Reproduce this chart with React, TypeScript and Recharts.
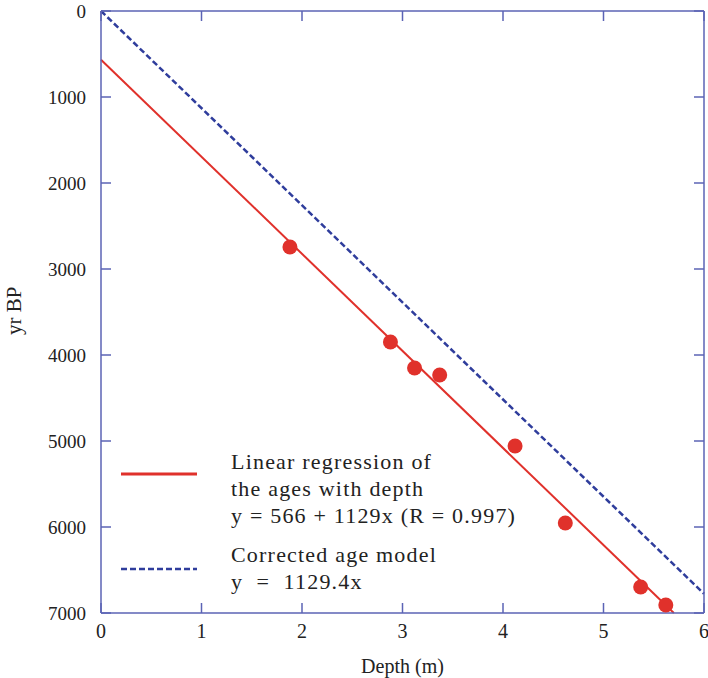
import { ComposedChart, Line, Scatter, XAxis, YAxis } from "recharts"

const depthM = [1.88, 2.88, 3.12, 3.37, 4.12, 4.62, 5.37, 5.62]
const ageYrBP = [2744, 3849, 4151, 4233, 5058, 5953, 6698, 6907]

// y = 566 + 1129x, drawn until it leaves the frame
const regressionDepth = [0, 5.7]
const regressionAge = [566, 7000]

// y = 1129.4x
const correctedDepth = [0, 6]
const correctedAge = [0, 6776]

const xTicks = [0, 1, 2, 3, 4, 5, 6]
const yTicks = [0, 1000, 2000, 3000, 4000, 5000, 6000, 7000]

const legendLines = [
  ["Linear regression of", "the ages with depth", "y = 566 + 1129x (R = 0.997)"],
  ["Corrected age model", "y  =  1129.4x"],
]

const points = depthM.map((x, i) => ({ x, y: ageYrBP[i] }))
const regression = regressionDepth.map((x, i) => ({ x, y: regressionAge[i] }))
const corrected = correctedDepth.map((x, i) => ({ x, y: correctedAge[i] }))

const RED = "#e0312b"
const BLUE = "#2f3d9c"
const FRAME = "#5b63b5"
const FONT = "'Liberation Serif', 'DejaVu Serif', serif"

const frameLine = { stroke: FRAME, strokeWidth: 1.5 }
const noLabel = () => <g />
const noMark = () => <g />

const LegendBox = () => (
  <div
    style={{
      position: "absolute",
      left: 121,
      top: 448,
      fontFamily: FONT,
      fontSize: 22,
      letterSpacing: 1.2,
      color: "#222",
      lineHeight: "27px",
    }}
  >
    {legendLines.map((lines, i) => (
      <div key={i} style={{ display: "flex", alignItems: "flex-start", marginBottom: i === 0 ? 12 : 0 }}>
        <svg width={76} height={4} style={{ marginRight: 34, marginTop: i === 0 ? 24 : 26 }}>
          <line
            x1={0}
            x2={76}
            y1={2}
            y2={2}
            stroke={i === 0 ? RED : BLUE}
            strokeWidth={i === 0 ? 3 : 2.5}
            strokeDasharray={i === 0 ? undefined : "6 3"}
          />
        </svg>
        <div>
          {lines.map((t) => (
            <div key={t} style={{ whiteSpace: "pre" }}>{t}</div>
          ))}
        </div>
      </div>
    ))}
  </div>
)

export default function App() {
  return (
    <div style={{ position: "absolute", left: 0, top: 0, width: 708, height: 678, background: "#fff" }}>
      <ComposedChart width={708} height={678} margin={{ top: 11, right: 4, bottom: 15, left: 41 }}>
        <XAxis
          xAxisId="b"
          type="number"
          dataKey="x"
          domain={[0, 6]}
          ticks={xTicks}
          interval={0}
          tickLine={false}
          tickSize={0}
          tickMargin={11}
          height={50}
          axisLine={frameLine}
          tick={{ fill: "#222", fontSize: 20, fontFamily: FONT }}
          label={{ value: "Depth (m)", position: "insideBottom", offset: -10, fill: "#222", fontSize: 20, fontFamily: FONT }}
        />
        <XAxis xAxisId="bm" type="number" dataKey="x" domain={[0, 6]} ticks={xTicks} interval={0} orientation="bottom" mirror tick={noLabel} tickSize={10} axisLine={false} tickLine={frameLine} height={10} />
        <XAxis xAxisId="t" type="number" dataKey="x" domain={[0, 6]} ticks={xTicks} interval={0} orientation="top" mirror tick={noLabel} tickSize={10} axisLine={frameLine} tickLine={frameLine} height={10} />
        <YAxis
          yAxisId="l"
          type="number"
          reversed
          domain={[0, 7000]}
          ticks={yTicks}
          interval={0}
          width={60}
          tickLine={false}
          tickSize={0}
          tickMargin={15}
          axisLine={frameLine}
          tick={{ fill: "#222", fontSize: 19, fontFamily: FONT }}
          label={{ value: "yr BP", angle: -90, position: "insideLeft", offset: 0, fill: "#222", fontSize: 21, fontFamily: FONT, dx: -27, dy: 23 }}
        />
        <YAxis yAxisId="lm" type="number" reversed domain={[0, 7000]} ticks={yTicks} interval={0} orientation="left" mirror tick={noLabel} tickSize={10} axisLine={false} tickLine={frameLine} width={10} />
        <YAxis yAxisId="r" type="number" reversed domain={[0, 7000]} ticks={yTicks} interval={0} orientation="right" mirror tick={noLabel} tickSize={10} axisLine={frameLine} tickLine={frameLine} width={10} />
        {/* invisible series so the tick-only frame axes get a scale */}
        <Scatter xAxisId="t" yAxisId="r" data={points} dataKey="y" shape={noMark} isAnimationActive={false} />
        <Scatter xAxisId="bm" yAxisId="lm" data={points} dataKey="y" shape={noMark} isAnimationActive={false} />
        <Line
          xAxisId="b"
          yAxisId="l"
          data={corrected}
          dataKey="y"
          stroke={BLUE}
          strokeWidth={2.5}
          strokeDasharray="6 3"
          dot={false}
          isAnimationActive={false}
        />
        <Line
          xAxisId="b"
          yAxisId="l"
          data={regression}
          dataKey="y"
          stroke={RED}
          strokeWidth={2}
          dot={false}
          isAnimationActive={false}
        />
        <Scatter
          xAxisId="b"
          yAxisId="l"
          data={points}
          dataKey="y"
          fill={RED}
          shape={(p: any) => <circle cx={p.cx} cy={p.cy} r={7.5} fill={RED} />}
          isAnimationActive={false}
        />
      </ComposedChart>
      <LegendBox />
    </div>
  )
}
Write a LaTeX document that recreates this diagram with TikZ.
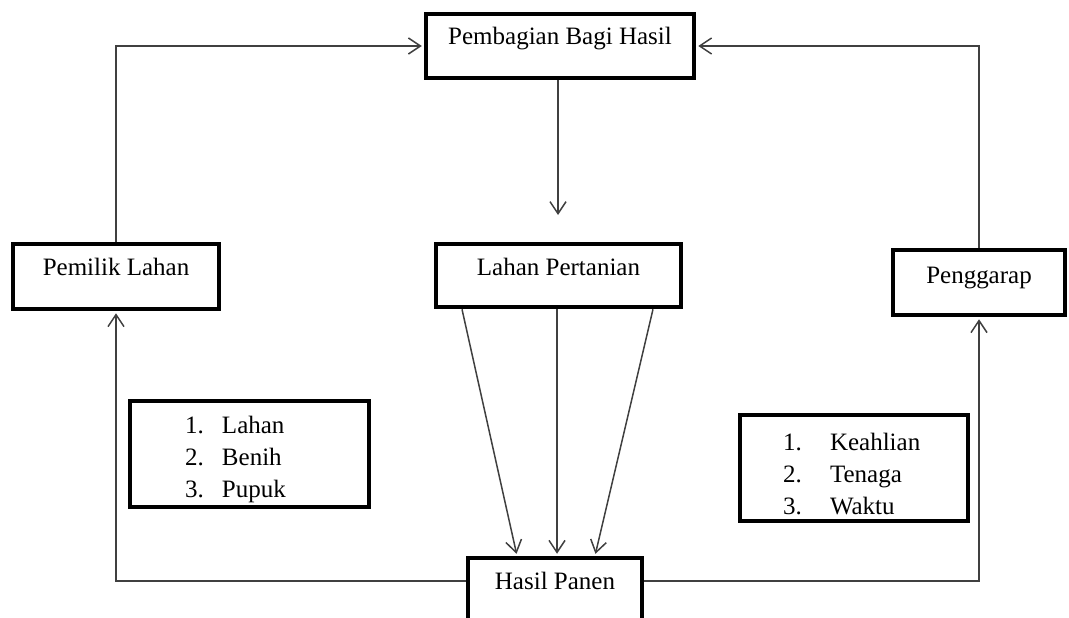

* **Your goal**
Reproduce all of the material above word for word. Omit the pictures.

* **Result for this task**
Reproduce this chart with React, TypeScript and Recharts.
import { ComposedChart, Line, Scatter, XAxis, YAxis } from "recharts"

const depthM = [1.88, 2.88, 3.12, 3.37, 4.12, 4.62, 5.37, 5.62]
const ageYrBP = [2744, 3849, 4151, 4233, 5058, 5953, 6698, 6907]

// y = 566 + 1129x, drawn until it leaves the frame
const regressionDepth = [0, 5.7]
const regressionAge = [566, 7000]

// y = 1129.4x
const correctedDepth = [0, 6]
const correctedAge = [0, 6776]

const xTicks = [0, 1, 2, 3, 4, 5, 6]
const yTicks = [0, 1000, 2000, 3000, 4000, 5000, 6000, 7000]

const legendLines = [
  ["Linear regression of", "the ages with depth", "y = 566 + 1129x (R = 0.997)"],
  ["Corrected age model", "y  =  1129.4x"],
]

const points = depthM.map((x, i) => ({ x, y: ageYrBP[i] }))
const regression = regressionDepth.map((x, i) => ({ x, y: regressionAge[i] }))
const corrected = correctedDepth.map((x, i) => ({ x, y: correctedAge[i] }))

const RED = "#e0312b"
const BLUE = "#2f3d9c"
const FRAME = "#5b63b5"
const FONT = "'Liberation Serif', 'DejaVu Serif', serif"

const frameLine = { stroke: FRAME, strokeWidth: 1.5 }
const noLabel = () => <g />
const noMark = () => <g />

const LegendBox = () => (
  <div
    style={{
      position: "absolute",
      left: 121,
      top: 448,
      fontFamily: FONT,
      fontSize: 22,
      letterSpacing: 1.2,
      color: "#222",
      lineHeight: "27px",
    }}
  >
    {legendLines.map((lines, i) => (
      <div key={i} style={{ display: "flex", alignItems: "flex-start", marginBottom: i === 0 ? 12 : 0 }}>
        <svg width={76} height={4} style={{ marginRight: 34, marginTop: i === 0 ? 24 : 26 }}>
          <line
            x1={0}
            x2={76}
            y1={2}
            y2={2}
            stroke={i === 0 ? RED : BLUE}
            strokeWidth={i === 0 ? 3 : 2.5}
            strokeDasharray={i === 0 ? undefined : "6 3"}
          />
        </svg>
        <div>
          {lines.map((t) => (
            <div key={t} style={{ whiteSpace: "pre" }}>{t}</div>
          ))}
        </div>
      </div>
    ))}
  </div>
)

export default function App() {
  return (
    <div style={{ position: "absolute", left: 0, top: 0, width: 708, height: 678, background: "#fff" }}>
      <ComposedChart width={708} height={678} margin={{ top: 11, right: 4, bottom: 15, left: 41 }}>
        <XAxis
          xAxisId="b"
          type="number"
          dataKey="x"
          domain={[0, 6]}
          ticks={xTicks}
          interval={0}
          tickLine={false}
          tickSize={0}
          tickMargin={11}
          height={50}
          axisLine={frameLine}
          tick={{ fill: "#222", fontSize: 20, fontFamily: FONT }}
          label={{ value: "Depth (m)", position: "insideBottom", offset: -10, fill: "#222", fontSize: 20, fontFamily: FONT }}
        />
        <XAxis xAxisId="bm" type="number" dataKey="x" domain={[0, 6]} ticks={xTicks} interval={0} orientation="bottom" mirror tick={noLabel} tickSize={10} axisLine={false} tickLine={frameLine} height={10} />
        <XAxis xAxisId="t" type="number" dataKey="x" domain={[0, 6]} ticks={xTicks} interval={0} orientation="top" mirror tick={noLabel} tickSize={10} axisLine={frameLine} tickLine={frameLine} height={10} />
        <YAxis
          yAxisId="l"
          type="number"
          reversed
          domain={[0, 7000]}
          ticks={yTicks}
          interval={0}
          width={60}
          tickLine={false}
          tickSize={0}
          tickMargin={15}
          axisLine={frameLine}
          tick={{ fill: "#222", fontSize: 19, fontFamily: FONT }}
          label={{ value: "yr BP", angle: -90, position: "insideLeft", offset: 0, fill: "#222", fontSize: 21, fontFamily: FONT, dx: -27, dy: 23 }}
        />
        <YAxis yAxisId="lm" type="number" reversed domain={[0, 7000]} ticks={yTicks} interval={0} orientation="left" mirror tick={noLabel} tickSize={10} axisLine={false} tickLine={frameLine} width={10} />
        <YAxis yAxisId="r" type="number" reversed domain={[0, 7000]} ticks={yTicks} interval={0} orientation="right" mirror tick={noLabel} tickSize={10} axisLine={frameLine} tickLine={frameLine} width={10} />
        {/* invisible series so the tick-only frame axes get a scale */}
        <Scatter xAxisId="t" yAxisId="r" data={points} dataKey="y" shape={noMark} isAnimationActive={false} />
        <Scatter xAxisId="bm" yAxisId="lm" data={points} dataKey="y" shape={noMark} isAnimationActive={false} />
        <Line
          xAxisId="b"
          yAxisId="l"
          data={corrected}
          dataKey="y"
          stroke={BLUE}
          strokeWidth={2.5}
          strokeDasharray="6 3"
          dot={false}
          isAnimationActive={false}
        />
        <Line
          xAxisId="b"
          yAxisId="l"
          data={regression}
          dataKey="y"
          stroke={RED}
          strokeWidth={2}
          dot={false}
          isAnimationActive={false}
        />
        <Scatter
          xAxisId="b"
          yAxisId="l"
          data={points}
          dataKey="y"
          fill={RED}
          shape={(p: any) => <circle cx={p.cx} cy={p.cy} r={7.5} fill={RED} />}
          isAnimationActive={false}
        />
      </ComposedChart>
      <LegendBox />
    </div>
  )
}
Write a LaTeX document that recreates this diagram with TikZ.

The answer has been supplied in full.